3. Open your mind to opportunity.
You cannot predict what fate has in store for you. But you can improve your luck by training yourself to be more trusting of people and confident that positive outcomes will result from these encounters, says John Krumboltz, professor of education at Stanford University.
For example, we often resist sharing ideas at work with colleagues for fear they will steal them and we will not receive proper credit.
But in truth, people who are routinely share ideas are invited to participate in the critical meetings where opportunity abounds, because they are valued for their contributions. Besides, if you keep your great ideas locked up, that is exactly where they will stay.
4. Think of the world as yours.
You will not improve your luck sitting at home.
Embrace random events that happen to you and see their potential for improving your luck, says Krumboltz. He calls this technique "planned happenstance."
"Always keep your options open and be prepared to make mistakes," he says. "You get more in life when you are willing to learn than closing everything out."
5. Keep envy in check.
People who obsessively compare their lives with the lives of others often wind up feeling unlucky.
For example, obsessing over the good fortune of someone at work who got a big promotion or a friend who's dating a highly attractive mate can make you feel like a failure, warns Ellen Langer.
In reality, says Langer, none of these so-called strokes of good fortune guarantees happiness. Many promotions often lead to bigger headaches; and mismatched mates can lead to jealousy and other anxieties.
What looks ideal from the outside in reality may not be ideal for you.
Stay focused on your own goals and dreams.
6. Think like a "connector".
The more people you know and the more likable you are, the better your odds of becoming lucky. Malcolm Gladwell, author of The Tipping Point: How Little Things Can Make a Bigger Difference, calls these types of people "connector."

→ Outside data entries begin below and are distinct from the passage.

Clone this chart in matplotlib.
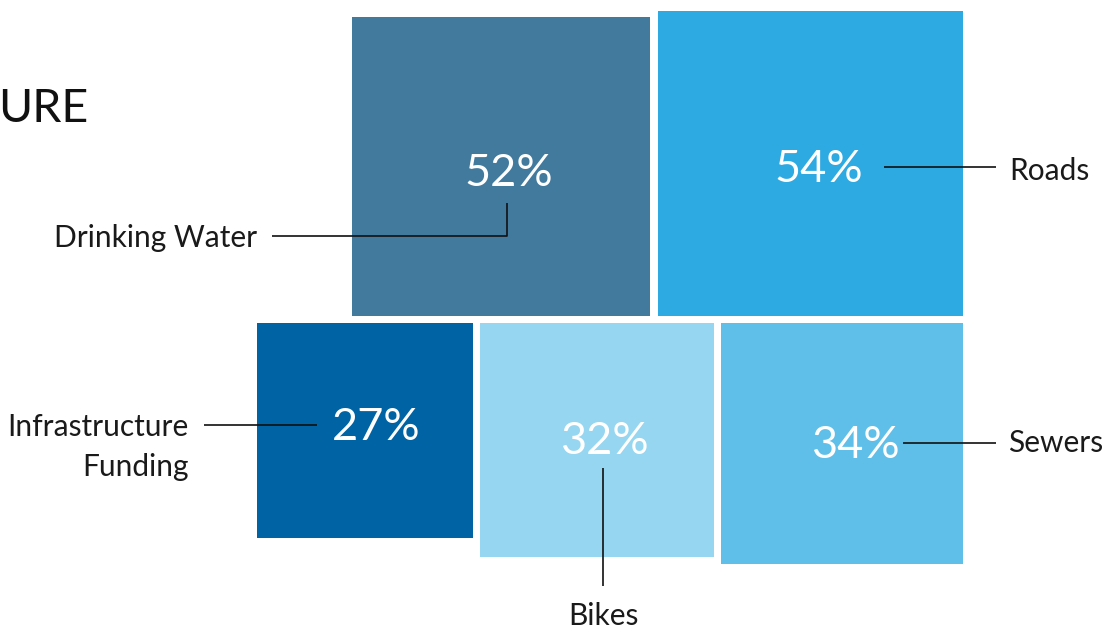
import matplotlib.pyplot as plt
from matplotlib.patches import Rectangle
import numpy as np

# shares of respondents per infrastructure area
categories = ['Drinking Water', 'Roads', 'Infrastructure\nFunding', 'Bikes', 'Sewers']
values = [52, 54, 27, 32, 34]
pct_labels = ['52%', '54%', '27%', '32%', '34%']

colors = ['#427a9e', '#2eaae3', '#0064a4', '#96d6f0', '#60bfe9']
rows = [0, 0, 1, 1, 1]

W, H = 1112, 633
k = 41.45          # px per sqrt(percent), so square area ~ value
right_edge = 963
top_row_bottom = 316
bottom_row_top = 322.5
gaps = [8, 7]

# label placement (pixel coords of the drawing)
pct_xy = [(509, 186), (819, 182), (376, 440), (604, 454), (855, 458)]
name_xy = [(257, 247), (1009, 180), (189, 476), (603, 625), (1008, 452)]
name_ha = ['right', 'left', 'right', 'center', 'left']
leaders = [
    [(272, 236), (507, 236), (507, 203)],
    [(884, 167), (996, 167)],
    [(204, 425), (317, 425)],
    [(603, 468), (603, 586)],
    [(903, 443), (996, 443)],
]

plt.rcParams['font.family'] = ['Lato', 'DejaVu Sans']
fig = plt.figure(figsize=(W / 100, H / 100), dpi=100)
ax = fig.add_axes([0, 0, 1, 1])
ax.set_xlim(0, W)
ax.set_ylim(H, 0)
ax.axis('off')

sides = k * np.sqrt(np.array(values, dtype=float))

# lay squares out right to left in each row
boxes = [None] * len(values)
for r in (0, 1):
    x = right_edge
    idx = [i for i in range(len(values)) if rows[i] == r][::-1]
    for i in idx:
        s = sides[i]
        left = x - s
        if r == 0:
            y0 = top_row_bottom - s
        else:
            y0 = bottom_row_top
        boxes[i] = (left, y0, s)
        x = left - gaps[r]

for i, (left, y0, s) in enumerate(boxes):
    ax.add_patch(Rectangle((left, y0), s, s, facecolor=colors[i], edgecolor='none'))

for i in range(len(values)):
    px, py = pct_xy[i]
    ax.text(px, py, pct_labels[i], color='white', fontsize=32.5, fontweight='normal',
            ha='center', va='baseline')
    nx, ny = name_xy[i]
    ax.text(nx, ny, categories[i], color='#1a1a1a', fontsize=21.5, fontweight='normal',
            ha=name_ha[i], va='baseline', multialignment='right', linespacing=1.5)
    pts = np.array(leaders[i])
    ax.plot(pts[:, 0], pts[:, 1], color='#111111', lw=1.2, solid_capstyle='butt')

ax.text(-2, 122, 'URE', color='#111111', fontsize=33.5, fontweight='normal',
        ha='left', va='baseline')

fig.savefig('out.png', dpi=100)
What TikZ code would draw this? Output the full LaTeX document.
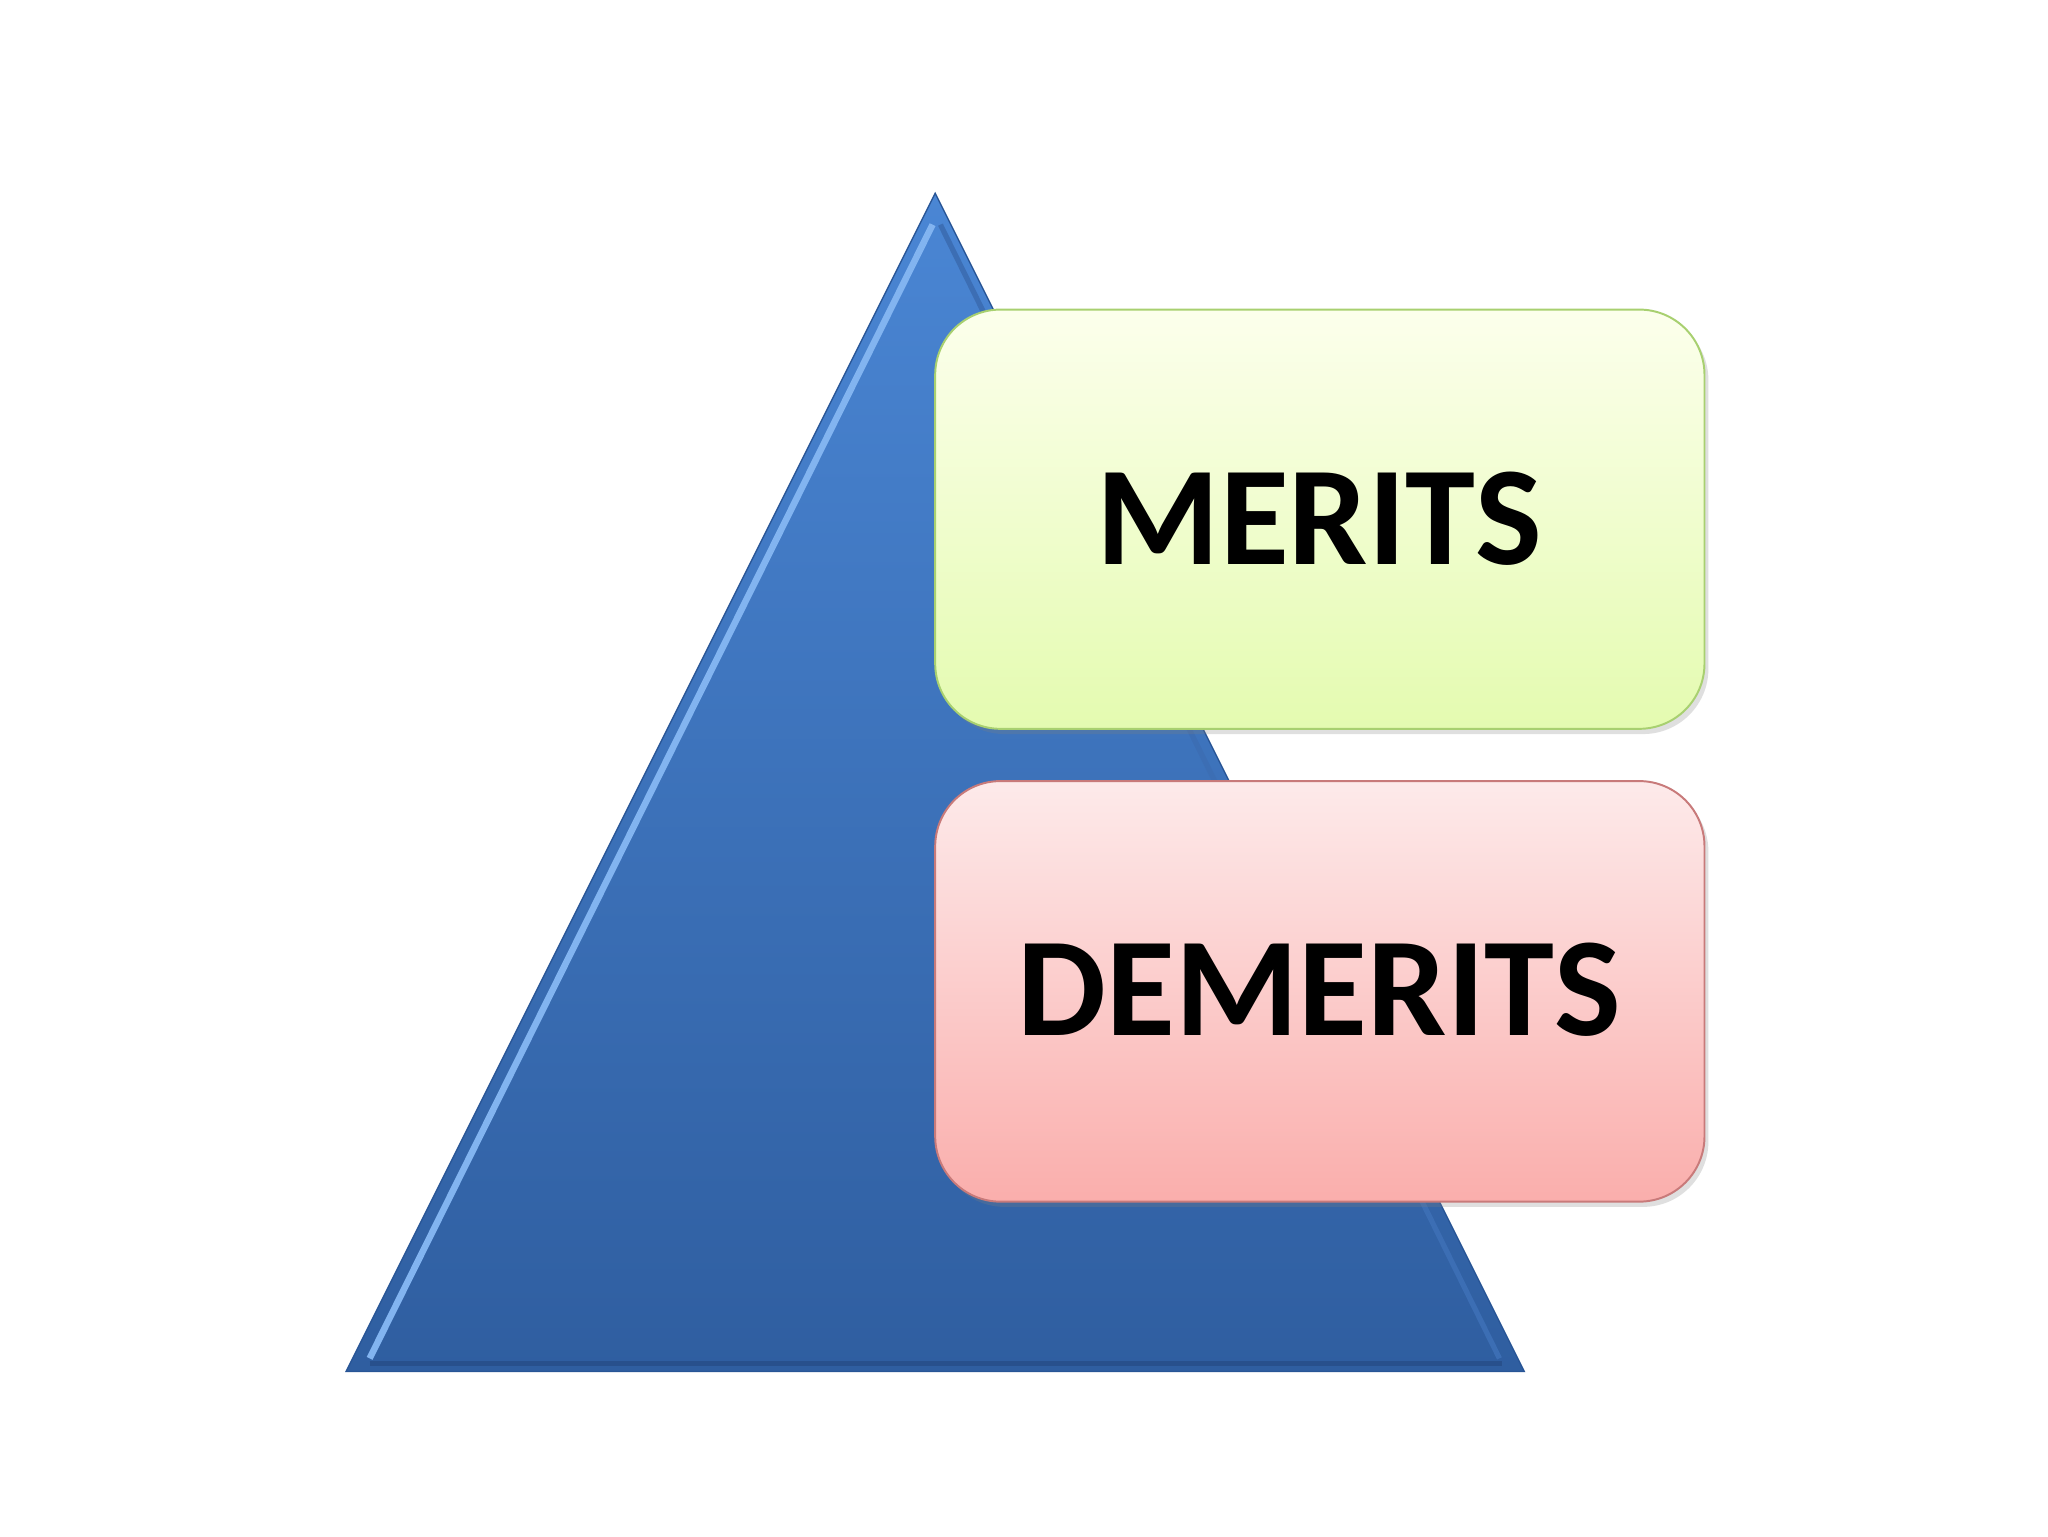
\documentclass[tikz,border=0pt]{standalone}
\usepackage{fontspec}
\setmainfont{Carlito}
\usetikzlibrary{shadows}
\definecolor{tritop}{RGB}{74,134,212}
\definecolor{tribot}{RGB}{47,94,160}
\definecolor{triedge}{RGB}{40,85,150}
\definecolor{trihi}{RGB}{130,180,240}
\definecolor{trimid}{RGB}{60,110,180}
\definecolor{tridark}{RGB}{40,80,140}
\definecolor{gtop}{RGB}{252,255,236}
\definecolor{gbot}{RGB}{228,251,176}
\definecolor{gedge}{RGB}{168,208,112}
\definecolor{rtop}{RGB}{253,234,234}
\definecolor{rbot}{RGB}{250,174,172}
\definecolor{redge}{RGB}{200,122,122}
\begin{document}
\begin{tikzpicture}[x=1pt,y=-1pt,
  boxstyle/.style={rounded corners=50pt, line width=1.5pt, drop shadow={shadow xshift=3pt,shadow yshift=-4pt,opacity=0.25}},
  lbl/.style={font=\fontsize{108}{110}\selectfont\bfseries, text=black}]
\useasboundingbox (0,0) rectangle (1568,1176);
\fill[white] (0,0) rectangle (1568,1176);
\coordinate (apex) at (716,148);
\coordinate (bl) at (265,1050);
\coordinate (br) at (1167,1050);
\shade[top color=tritop, bottom color=tribot, draw=triedge, line width=1pt]
  (apex) -- (br) -- (bl) -- cycle;
\draw[trihi, line width=5pt] (714,172) -- (283,1040);
\draw[trimid, line width=4pt] (720,172) -- (1148,1040);
\draw[tridark, line width=4pt] (283,1044) -- (1150,1044);
\shade[boxstyle, top color=gtop, bottom color=gbot, draw=gedge]
  (716,237) rectangle (1305,558);
\node[lbl] (merits) at (1010,397) {MERITS};
\shade[boxstyle, top color=rtop, bottom color=rbot, draw=redge]
  (716,598) rectangle (1305,920);
\node[lbl] (demerits) at (1010,758) {DEMERITS};
\end{tikzpicture}
\end{document}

Most connectors are lucky, he says, because they interact with large groups of powerful people who, in turn, share information and contacts just to stay in the loop.
Most of us find it hard to create casual bonds with acquaintances. Instead, we prefer to spend our spare time with close friends. But establishing and nurturing connector relationships need not be too demanding.
For example, just jotting off a birthday card or sending an e-mail with useful information can keep you connected.
"If you know many different types of people, you will hear about many more opportunities," says Gladwell. "Sociability, energy and openness breed luck."
7. Find an upside to everything.
To feel lucky, you need a positive view of the past, as well as an optimistic view of the present, says Matthew Smith, professor of psychology at Liverpool Hope University in England and co-author of a 1998 study on luck.
In the study, people who claimed to be lucky tended to remember more of the good things that happened to them in life and blocked out the bad.
When something bad happens to them now, Smith says, they compare the event with the worst that could have happened and realise they came out ahead.